* [REQUIREMENTS] Write out the material exactly. Do not include the pictures.

__________

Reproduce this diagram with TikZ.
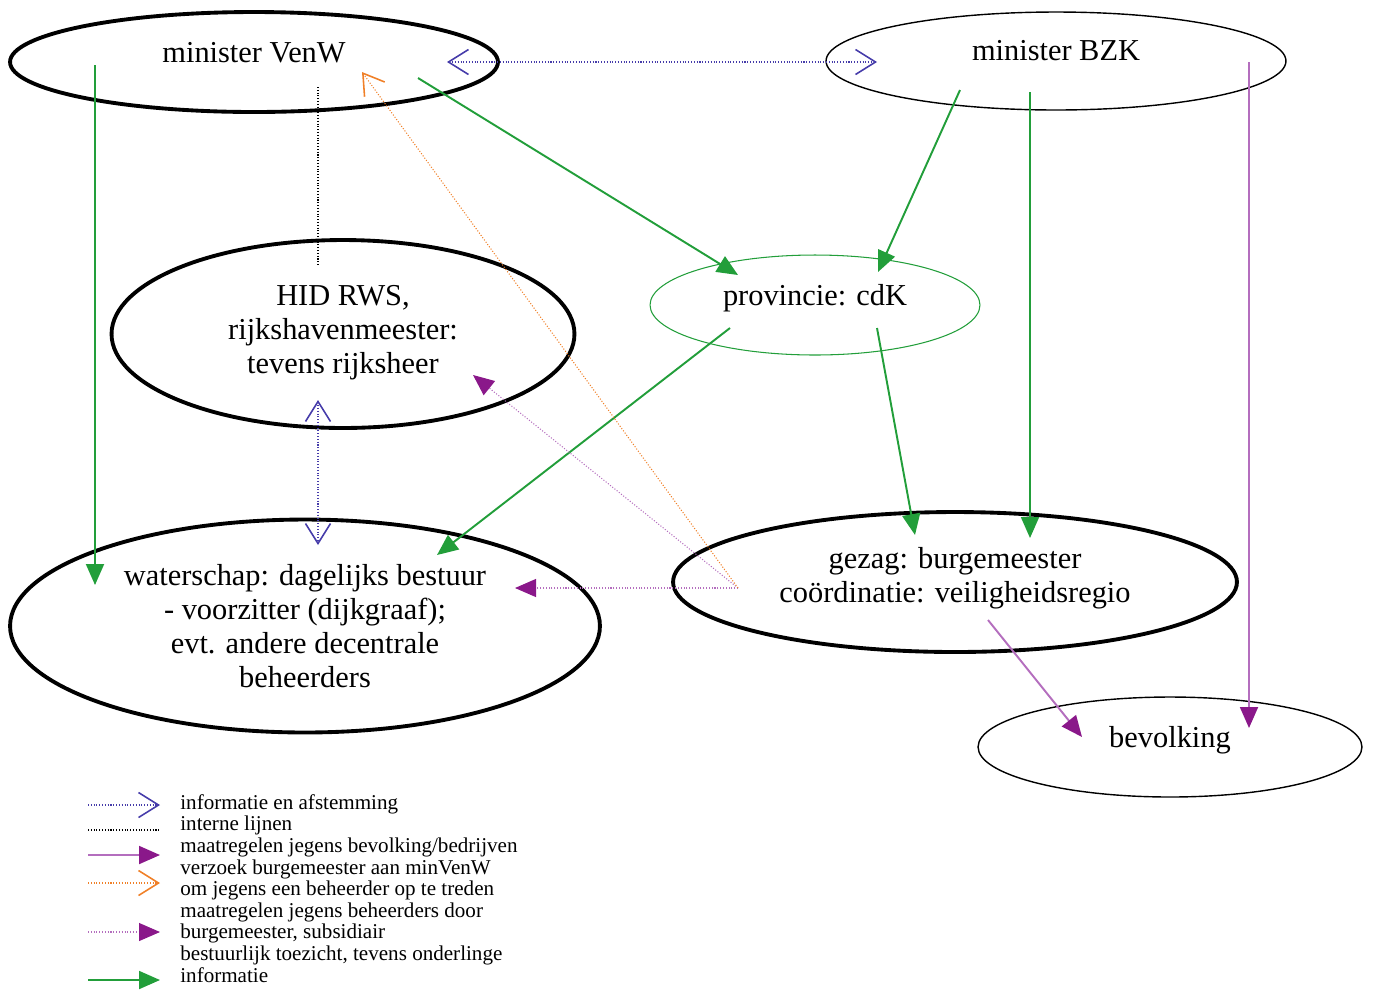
\documentclass[tikz,border=0pt]{standalone}
\usepackage{fontspec}
\setmainfont{Liberation Serif}
\usetikzlibrary{arrows.meta,shapes.geometric}

\definecolor{groen}{RGB}{34,158,58}
\definecolor{paars}{RGB}{138,24,138}
\definecolor{lichtpaars}{RGB}{180,110,190}
\definecolor{oranje}{RGB}{240,128,40}
\definecolor{blauw}{RGB}{70,60,170}

\tikzset{
  orgaan/.style={ellipse, draw, line width=2.2pt, align=center, inner sep=0pt, font=\fontsize{17.3}{19.3}\selectfont},
  dunorgaan/.style={orgaan, line width=0.8pt},
  groenpijl/.style={groen, line width=1.1pt, -{Triangle[length=0.42cm,width=0.36cm]}},
  paarspijl/.style={lichtpaars, line width=1.1pt, -{Triangle[length=0.42cm,width=0.36cm,color=paars]}},
  paarsstip/.style={lichtpaars, line width=0.6pt, densely dotted, -{Triangle[length=0.42cm,width=0.36cm,color=paars]}},
  oranjestip/.style={oranje, line width=0.6pt, densely dotted, -{Straight Barb[length=0.4cm,width=0.5cm,line width=0.9pt]}},
  blauwstip/.style={blauw, line width=0.6pt, densely dotted, {Straight Barb[length=0.4cm,width=0.5cm,line width=0.9pt]}-{Straight Barb[length=0.4cm,width=0.5cm,line width=0.9pt]}},
  intern/.style={black, line width=0.6pt, densely dotted},
  legtekst/.style={align=left, inner sep=0pt, font=\fontsize{12}{12.3}\selectfont}
}

\begin{document}
\begin{tikzpicture}[x=0.02cm, y=-0.02cm]
\useasboundingbox (0,0) rectangle (1375,992);

% Nodes
\node[orgaan, text depth=11pt, minimum width=9.76cm, minimum height=2cm] (venw) at (254,62) {minister VenW};
\node[dunorgaan, text depth=12.5pt, minimum width=9.2cm, minimum height=1.96cm] (bzk) at (1056,61) {minister BZK};
\node[orgaan, text depth=5.5pt, minimum width=9.26cm, minimum height=3.76cm] (hid) at (343,334) {HID RWS,\\ rijkshavenmeester:\\ tevens rijksheer};
\node[dunorgaan, draw=groen, line width=0.6pt, text depth=11.5pt, minimum width=6.6cm, minimum height=2cm] (prov) at (815,305) {provincie: cdK};
\node[orgaan, minimum width=11.8cm, minimum height=4.26cm] (ws) at (305,626) {waterschap: dagelijks bestuur\\ - voorzitter (dijkgraaf);\\ evt. andere decentrale\\ beheerders};
\node[orgaan, text depth=8.5pt, minimum width=11.28cm, minimum height=2.8cm] (gezag) at (955,582) {gezag: burgemeester\\ coördinatie: veiligheidsregio};
\node[dunorgaan, text depth=11.5pt, minimum width=7.68cm, minimum height=2cm] (bev) at (1170,747) {bevolking};

% Arrow ends
\coordinate (venw-l) at (95,65);
\coordinate (venw-r) at (418,78);
\coordinate (venw-b) at (362,72);
\coordinate (venw-e) at (447,62);
\coordinate (venw-s) at (318,87);
\coordinate (bzk-a) at (960,90);
\coordinate (bzk-b) at (1030,92);
\coordinate (bzk-c) at (1249,62);
\coordinate (bzk-w) at (877,62);
\coordinate (hid-n) at (318,265);
\coordinate (hid-s) at (318,400);
\coordinate (hid-r) at (473,375);
\coordinate (prov-tl) at (738,275);
\coordinate (prov-tr) at (878,272);
\coordinate (prov-bl) at (730,328);
\coordinate (prov-br) at (877,328);
\coordinate (ws-l) at (95,585);
\coordinate (ws-t) at (437,555);
\coordinate (ws-n) at (318,545);
\coordinate (ws-r) at (515,588);
\coordinate (gezag-t) at (1030,538);
\coordinate (gezag-tl) at (915,535);
\coordinate (gezag-w) at (738,588);
\coordinate (gezag-b) at (988,620);
\coordinate (bev-l) at (1082,737);
\coordinate (bev-t) at (1249,728);

% Connectors
\draw[groenpijl] (venw-l) -- (ws-l);
\draw[groenpijl] (venw-r) -- (prov-tl);
\draw[groenpijl] (bzk-a) -- (prov-tr);
\draw[groenpijl] (bzk-b) -- (gezag-t);
\draw[groenpijl] (prov-bl) -- (ws-t);
\draw[groenpijl] (prov-br) -- (gezag-tl);
\draw[paarspijl] (gezag-b) -- (bev-l);
\draw[paarspijl] (bzk-c) -- (bev-t);
\draw[paarsstip] (gezag-w) -- (hid-r);
\draw[paarsstip] (gezag-w) -- (ws-r);
\draw[oranjestip] (gezag-w) -- (venw-b);
\draw[blauwstip] (venw-e) -- (bzk-w);
\draw[blauwstip] (hid-s) -- (ws-n);
\draw[intern] (venw-s) -- (hid-n);

% Legend
\foreach \naam/\y in {a/805, b/830, c/855, d/883, e/932, f/980}{
  \coordinate (leg-\naam1) at (88,\y);
  \coordinate (leg-\naam2) at (160,\y);
}
\draw[blauwstip, {}-{Straight Barb[length=0.4cm,width=0.5cm,line width=0.9pt]}] (leg-a1) -- (leg-a2);
\draw[intern] (leg-b1) -- (leg-b2);
\draw[paarspijl] (leg-c1) -- (leg-c2);
\draw[oranjestip] (leg-d1) -- (leg-d2);
\draw[paarsstip] (leg-e1) -- (leg-e2);
\draw[groenpijl] (leg-f1) -- (leg-f2);
\node[legtekst, anchor=north west] (legenda) at (180,794) {informatie en afstemming\\ interne lijnen\\ maatregelen jegens bevolking/bedrijven\\ verzoek burgemeester aan minVenW\\ om jegens een beheerder op te treden\\ maatregelen jegens beheerders door\\ burgemeester, subsidiair\\ bestuurlijk toezicht, tevens onderlinge\\ informatie};
\end{tikzpicture}
\end{document}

__________

* [EXERCISE ANSWER]
Reproduce this diagram with TikZ.
\documentclass[tikz,border=0pt]{standalone}
\usepackage{fontspec}
\setmainfont{Liberation Serif}
\usetikzlibrary{arrows.meta,shapes.geometric}

\definecolor{groen}{RGB}{34,158,58}
\definecolor{paars}{RGB}{138,24,138}
\definecolor{lichtpaars}{RGB}{180,110,190}
\definecolor{oranje}{RGB}{240,128,40}
\definecolor{blauw}{RGB}{70,60,170}

\tikzset{
  orgaan/.style={ellipse, draw, line width=2.2pt, align=center, inner sep=0pt, font=\fontsize{17.3}{19.3}\selectfont},
  dunorgaan/.style={orgaan, line width=0.8pt},
  groenpijl/.style={groen, line width=1.1pt, -{Triangle[length=0.42cm,width=0.36cm]}},
  paarspijl/.style={lichtpaars, line width=1.1pt, -{Triangle[length=0.42cm,width=0.36cm,color=paars]}},
  paarsstip/.style={lichtpaars, line width=0.6pt, densely dotted, -{Triangle[length=0.42cm,width=0.36cm,color=paars]}},
  oranjestip/.style={oranje, line width=0.6pt, densely dotted, -{Straight Barb[length=0.4cm,width=0.5cm,line width=0.9pt]}},
  blauwstip/.style={blauw, line width=0.6pt, densely dotted, {Straight Barb[length=0.4cm,width=0.5cm,line width=0.9pt]}-{Straight Barb[length=0.4cm,width=0.5cm,line width=0.9pt]}},
  intern/.style={black, line width=0.6pt, densely dotted},
  legtekst/.style={align=left, inner sep=0pt, font=\fontsize{12}{12.3}\selectfont}
}

\begin{document}
\begin{tikzpicture}[x=0.02cm, y=-0.02cm]
\useasboundingbox (0,0) rectangle (1375,992);

% Nodes
\node[orgaan, text depth=11pt, minimum width=9.76cm, minimum height=2cm] (venw) at (254,62) {minister VenW};
\node[dunorgaan, text depth=12.5pt, minimum width=9.2cm, minimum height=1.96cm] (bzk) at (1056,61) {minister BZK};
\node[orgaan, text depth=5.5pt, minimum width=9.26cm, minimum height=3.76cm] (hid) at (343,334) {HID RWS,\\ rijkshavenmeester:\\ tevens rijksheer};
\node[dunorgaan, draw=groen, line width=0.6pt, text depth=11.5pt, minimum width=6.6cm, minimum height=2cm] (prov) at (815,305) {provincie: cdK};
\node[orgaan, minimum width=11.8cm, minimum height=4.26cm] (ws) at (305,626) {waterschap: dagelijks bestuur\\ - voorzitter (dijkgraaf);\\ evt. andere decentrale\\ beheerders};
\node[orgaan, text depth=8.5pt, minimum width=11.28cm, minimum height=2.8cm] (gezag) at (955,582) {gezag: burgemeester\\ coördinatie: veiligheidsregio};
\node[dunorgaan, text depth=11.5pt, minimum width=7.68cm, minimum height=2cm] (bev) at (1170,747) {bevolking};

% Arrow ends
\coordinate (venw-l) at (95,65);
\coordinate (venw-r) at (418,78);
\coordinate (venw-b) at (362,72);
\coordinate (venw-e) at (447,62);
\coordinate (venw-s) at (318,87);
\coordinate (bzk-a) at (960,90);
\coordinate (bzk-b) at (1030,92);
\coordinate (bzk-c) at (1249,62);
\coordinate (bzk-w) at (877,62);
\coordinate (hid-n) at (318,265);
\coordinate (hid-s) at (318,400);
\coordinate (hid-r) at (473,375);
\coordinate (prov-tl) at (738,275);
\coordinate (prov-tr) at (878,272);
\coordinate (prov-bl) at (730,328);
\coordinate (prov-br) at (877,328);
\coordinate (ws-l) at (95,585);
\coordinate (ws-t) at (437,555);
\coordinate (ws-n) at (318,545);
\coordinate (ws-r) at (515,588);
\coordinate (gezag-t) at (1030,538);
\coordinate (gezag-tl) at (915,535);
\coordinate (gezag-w) at (738,588);
\coordinate (gezag-b) at (988,620);
\coordinate (bev-l) at (1082,737);
\coordinate (bev-t) at (1249,728);

% Connectors
\draw[groenpijl] (venw-l) -- (ws-l);
\draw[groenpijl] (venw-r) -- (prov-tl);
\draw[groenpijl] (bzk-a) -- (prov-tr);
\draw[groenpijl] (bzk-b) -- (gezag-t);
\draw[groenpijl] (prov-bl) -- (ws-t);
\draw[groenpijl] (prov-br) -- (gezag-tl);
\draw[paarspijl] (gezag-b) -- (bev-l);
\draw[paarspijl] (bzk-c) -- (bev-t);
\draw[paarsstip] (gezag-w) -- (hid-r);
\draw[paarsstip] (gezag-w) -- (ws-r);
\draw[oranjestip] (gezag-w) -- (venw-b);
\draw[blauwstip] (venw-e) -- (bzk-w);
\draw[blauwstip] (hid-s) -- (ws-n);
\draw[intern] (venw-s) -- (hid-n);

% Legend
\foreach \naam/\y in {a/805, b/830, c/855, d/883, e/932, f/980}{
  \coordinate (leg-\naam1) at (88,\y);
  \coordinate (leg-\naam2) at (160,\y);
}
\draw[blauwstip, {}-{Straight Barb[length=0.4cm,width=0.5cm,line width=0.9pt]}] (leg-a1) -- (leg-a2);
\draw[intern] (leg-b1) -- (leg-b2);
\draw[paarspijl] (leg-c1) -- (leg-c2);
\draw[oranjestip] (leg-d1) -- (leg-d2);
\draw[paarsstip] (leg-e1) -- (leg-e2);
\draw[groenpijl] (leg-f1) -- (leg-f2);
\node[legtekst, anchor=north west] (legenda) at (180,794) {informatie en afstemming\\ interne lijnen\\ maatregelen jegens bevolking/bedrijven\\ verzoek burgemeester aan minVenW\\ om jegens een beheerder op te treden\\ maatregelen jegens beheerders door\\ burgemeester, subsidiair\\ bestuurlijk toezicht, tevens onderlinge\\ informatie};
\end{tikzpicture}
\end{document}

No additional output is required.